* **Data excerpt**:
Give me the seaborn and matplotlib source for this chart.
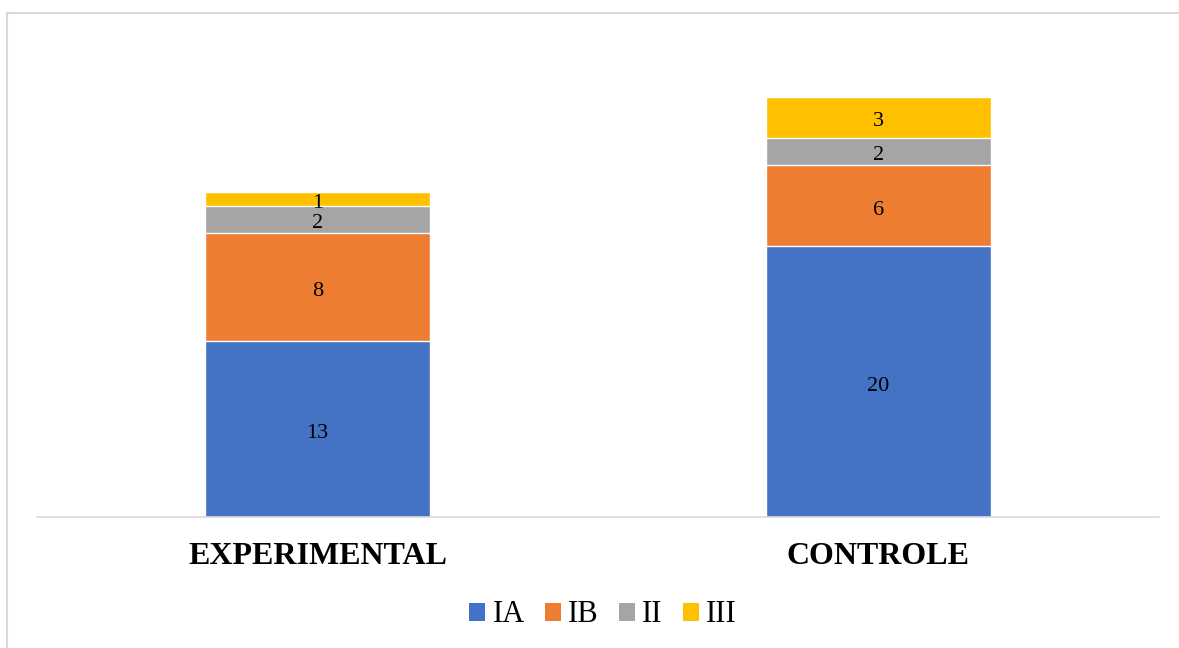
import matplotlib
matplotlib.use("Agg")
import matplotlib.pyplot as plt
from matplotlib.patches import Patch
from matplotlib.lines import Line2D
from matplotlib.transforms import offset_copy
import numpy as np
import pandas as pd
import seaborn as sns

groups = ["EXPERIMENTAL", "CONTROLE"]
stages = ["IA", "IB", "II", "III"]
ia = [13, 20]
ib = [8, 6]
ii = [2, 2]
iii = [1, 3]
colors = ["#4472C4", "#ED7D31", "#A5A5A5", "#FFC000"]

sns.set_theme(style="white")
plt.rcParams["font.family"] = ["Liberation Serif", "DejaVu Serif"]
plt.rcParams["text.color"] = "black"
plt.rcParams["xtick.color"] = "black"
plt.rcParams["xtick.labelcolor"] = "black"

values = np.array([ia, ib, ii, iii], dtype=float)
cumulative = np.cumsum(values, axis=0)

fig = plt.figure(figsize=(11.79, 6.48), dpi=100)
W, H = 1179, 648
ax = fig.add_axes([37 / W, 1 - 517 / H, (1159 - 37) / W, (517 - 43) / H])

# stacked bars: draw cumulative totals from the top segment down
for k in range(len(stages) - 1, -1, -1):
    df = pd.DataFrame({"group": groups, "value": cumulative[k]})
    sns.barplot(data=df, x="group", y="value", color=colors[k], width=0.4,
                saturation=1, edgecolor="white", linewidth=1, ax=ax)

label_tf = offset_copy(ax.transData, fig=fig, x=0, y=-2, units="dots")
for k in range(len(stages)):
    for j in range(len(groups)):
        base = cumulative[k][j] - values[k][j]
        ax.text(j, base + values[k][j] / 2, f"{int(values[k][j])}", transform=label_tf,
                ha="center", va="center_baseline", fontsize=16, color="black")

ax.set_xlim(-0.5, 1.5)
ax.set_ylim(0, 35)
ax.set_xlabel("")
ax.set_ylabel("")
ax.set_yticks([])
for side in ["left", "right", "top"]:
    ax.spines[side].set_visible(False)
ax.spines["bottom"].set_color("#d9d9d9")
ax.spines["bottom"].set_linewidth(1.2)
ax.tick_params(axis="x", length=0, pad=18)
for lbl in ax.get_xticklabels():
    lbl.set_fontsize(23)
    lbl.set_fontweight("bold")
    lbl.set_color("black")

handles = [Patch(facecolor=c, edgecolor="none", label=s) for c, s in zip(colors, stages)]
leg = fig.legend(handles=handles, loc="center", bbox_to_anchor=(603 / W, 1 - 615 / H),
                 ncol=4, frameon=False, fontsize=22, handlelength=0.52, handleheight=0.52,
                 handletextpad=0.25, columnspacing=0.65)
for t in leg.get_texts():
    t.set_color("black")

# outer chart frame
fig.add_artist(Line2D([7.5 / W, 7.5 / W], [0, 1 - 13 / H], color="#d9d9d9", lw=1.5,
                      transform=fig.transFigure))
fig.add_artist(Line2D([7.5 / W, 1], [1 - 13 / H, 1 - 13 / H], color="#d9d9d9", lw=1.5,
                      transform=fig.transFigure))

fig.savefig("out.png", dpi=100, facecolor="white")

* **Your objective**: Repeat only the lines from the beginning of the material through the line containing "cumulative = np.cumsum(values, axis=0)", both ends kept, leaving pictures out.

* **Final result**:
Give me the seaborn and matplotlib source for this chart.
import matplotlib
matplotlib.use("Agg")
import matplotlib.pyplot as plt
from matplotlib.patches import Patch
from matplotlib.lines import Line2D
from matplotlib.transforms import offset_copy
import numpy as np
import pandas as pd
import seaborn as sns

groups = ["EXPERIMENTAL", "CONTROLE"]
stages = ["IA", "IB", "II", "III"]
ia = [13, 20]
ib = [8, 6]
ii = [2, 2]
iii = [1, 3]
colors = ["#4472C4", "#ED7D31", "#A5A5A5", "#FFC000"]

sns.set_theme(style="white")
plt.rcParams["font.family"] = ["Liberation Serif", "DejaVu Serif"]
plt.rcParams["text.color"] = "black"
plt.rcParams["xtick.color"] = "black"
plt.rcParams["xtick.labelcolor"] = "black"

values = np.array([ia, ib, ii, iii], dtype=float)
cumulative = np.cumsum(values, axis=0)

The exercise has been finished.